Di era sekarang semua serba dimudahkan. Produksi audio tidak harus dengan cara analog kuno, banyak software digital yang bisa memfasilitasi produksi audio yang bagus. Ditambah dengan banyaknya platform digital sekarang yang bisa menjadi media promosi dan komersial untuk memperkenalkan dan menjual lagu. Semua bisa dimanfaatkan sesuai dengan kemampuan musisi. Tinggal bagaimana si musisi bisa memproduksi karyanya sehingga bisa nyaman dan layak diterima publik. Jangan berharap karya kita akan dihargai orang apabila kita tidak bisa menghargai karya kita sendiri.(Sofyan Hadi)

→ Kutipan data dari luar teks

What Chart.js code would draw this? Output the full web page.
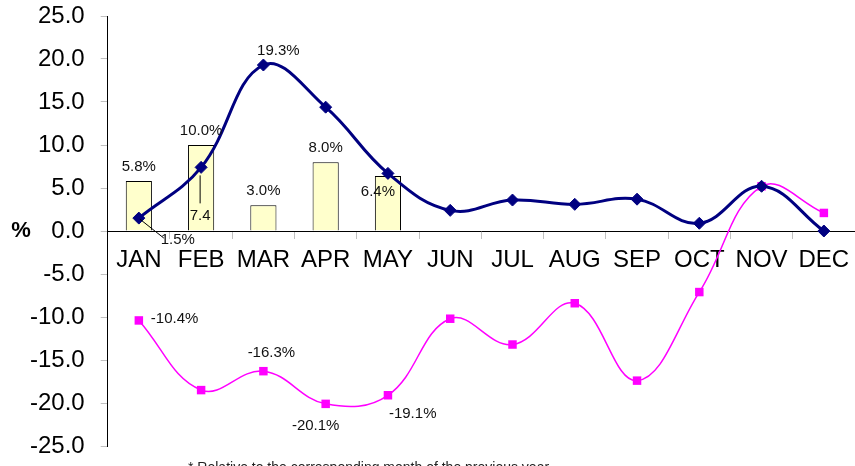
<!DOCTYPE html>
<html>
<head>
<meta charset="utf-8">
<script src="https://cdn.jsdelivr.net/npm/chart.js@4.4.1/dist/chart.umd.min.js"></script>
<style>
    html, body { margin: 0; padding: 0; background: #fff; }
    canvas { display: block; }
</style>
</head>
<body>
<canvas id="chart" width="855" height="466"></canvas>
<script>
// ========== DATA ==========
const months = ['JAN', 'FEB', 'MAR', 'APR', 'MAY', 'JUN', 'JUL', 'AUG', 'SEP', 'OCT', 'NOV', 'DEC'];
const barValues = [5.8, 10.0, 3.0, 8.0, 6.4, null, null, null, null, null, null, null];
const navyValues = [1.5, 7.4, 19.3, 14.4, 6.7, 2.4, 3.6, 3.1, 3.7, 0.9, 5.2, 0.0];
const pinkValues = [-10.4, -18.5, -16.3, -20.1, -19.1, -10.2, -13.2, -8.4, -17.4, -7.1, 5.2, 2.1];
const yMin = -25;
const yMax = 25;
const yStep = 5;
const caption = '* Relative to the corresponding month of the previous year';

// label placement per dataset (offsets from the point, in px)
const barSpots = [
    { i: 0, dx: 0, dy: -14 },
    { i: 1, dx: 0, dy: -14 },
    { i: 2, dx: 0, dy: -14 },
    { i: 3, dx: 0, dy: -14 },
    { i: 4, dx: -10, dy: 16 }
];
const navySpots = [
    { i: 0, dx: 39, dy: 22, leader: [1, 1, 25, 20] },
    { i: 1, dx: -1, dy: 48, plain: true, leader: [-1, 8, -1, 36] },
    { i: 2, dx: 15, dy: -14 }
];
const pinkSpots = [
    { i: 0, dx: 12, dy: -2, align: 'left' },
    { i: 2, dx: 8, dy: -18 },
    { i: 3, dx: -10, dy: 22 },
    { i: 4, dx: 1, dy: 19, align: 'left' }
];

const FONT = "Arial, 'Liberation Sans', sans-serif";

// ========== LABEL PLUGIN ==========
const valueLabels = {
    id: 'valueLabels',
    afterDatasetsDraw(chart) {
        const ctx = chart.ctx;
        const spotsByDataset = [navySpots, pinkSpots, barSpots];
        ctx.save();
        ctx.font = '15px ' + FONT;
        ctx.fillStyle = '#111';
        ctx.strokeStyle = '#000';
        ctx.lineWidth = 1;
        ctx.textBaseline = 'middle';
        spotsByDataset.forEach((spots, di) => {
            const meta = chart.getDatasetMeta(di);
            const values = chart.data.datasets[di].data;
            spots.forEach(s => {
                const el = meta.data[s.i];
                const px = el.x;
                const py = el.y;
                if (s.leader) {
                    ctx.beginPath();
                    ctx.moveTo(px + s.leader[0], py + s.leader[1]);
                    ctx.lineTo(px + s.leader[2], py + s.leader[3]);
                    ctx.stroke();
                }
                const v = values[s.i];
                const txt = s.plain ? v.toFixed(1) : v.toFixed(1) + '%';
                ctx.textAlign = s.align || 'center';
                ctx.fillText(txt, px + s.dx, py + s.dy);
            });
        });
        ctx.restore();
    },
    afterDraw(chart) {
        const ctx = chart.ctx;
        const area = chart.chartArea;
        const y0 = chart.scales.y.getPixelForValue(0);
        ctx.save();
        ctx.fillStyle = '#000';
        ctx.font = 'bold 22px ' + FONT;
        ctx.textAlign = 'center';
        ctx.textBaseline = 'middle';
        ctx.fillText('%', 21, y0);
        ctx.font = '14px ' + FONT;
        ctx.fillStyle = '#222';
        ctx.textAlign = 'left';
        ctx.textBaseline = 'top';
        ctx.fillText(caption, 188, area.bottom + 15);
        ctx.restore();
    }
};

const noPadding = scale => {
    scale.paddingLeft = 0;
    scale.paddingRight = 0;
    scale.paddingTop = 0;
    scale.paddingBottom = 0;
};

// ========== CHART ==========
const ctx = document.getElementById('chart').getContext('2d');
const chart = new Chart(ctx, {
    type: 'bar',
    data: {
        labels: months,
        datasets: [
            {
                type: 'line',
                data: navyValues,
                borderColor: '#000080',
                backgroundColor: '#000080',
                borderWidth: 3,
                pointStyle: 'rectRot',
                pointRadius: 6,
                pointBorderWidth: 1,
                tension: 0.4,
                clip: false,
                order: 1
            },
            {
                type: 'line',
                data: pinkValues,
                borderColor: '#FF00FF',
                backgroundColor: '#FF00FF',
                borderWidth: 1.5,
                pointStyle: 'rect',
                pointRadius: 6,
                pointBorderWidth: 0,
                tension: 0.4,
                clip: false,
                order: 2
            },
            {
                type: 'bar',
                data: barValues,
                backgroundColor: '#FFFFCC',
                borderColor: '#000',
                borderWidth: 1,
                barPercentage: 0.42,
                categoryPercentage: 1,
                order: 3
            }
        ]
    },
    options: {
        responsive: false,
        animation: false,
        layout: { autoPadding: false, padding: { left: 14, top: 16, right: 0, bottom: 20 } },
        plugins: {
            legend: { display: false },
            tooltip: { enabled: false }
        },
        scales: {
            x: {
                position: { y: 0 },
                offset: true,
                grid: { offset: true, drawOnChartArea: false, tickLength: 7, color: '#c0c0c0' },
                border: { color: '#000', width: 1 },
                ticks: { color: '#000', font: { size: 24, family: FONT }, padding: 8, maxRotation: 0, autoSkip: false },
                afterFit: noPadding
            },
            y: {
                min: yMin,
                max: yMax,
                grid: { drawOnChartArea: false, tickLength: 7, color: '#c0c0c0' },
                border: { color: '#000', width: 1 },
                ticks: {
                    stepSize: yStep,
                    color: '#000',
                    padding: 16,
                    font: { size: 24, family: FONT },
                    callback: v => v.toFixed(1)
                },
                afterFit: noPadding
            }
        }
    },
    plugins: [valueLabels]
});
</script>
</body>
</html>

Penulis juga ingin mengutip sebuah quote yang menarik dari seorang sahabat. Beliau adalah dosen ilmu hukum di sebuah perguruan tinggi Negeri dan juga seorang penulis buku serta pemerhati musik yaitu mas Manunggal K. Wardaya, quote nya adalah : " tak ada musik yang norak" 

Pada akhirnya semua kembali kepada musisi/band itu sendiri, apa tujuan untuk menghasilkan sebuah karya apapun genre musik yang dimainkan. Mau rekaman (serius) atau sekedar rekaman? Jawabannya ada di anda sendiri..... sekian terima kasih.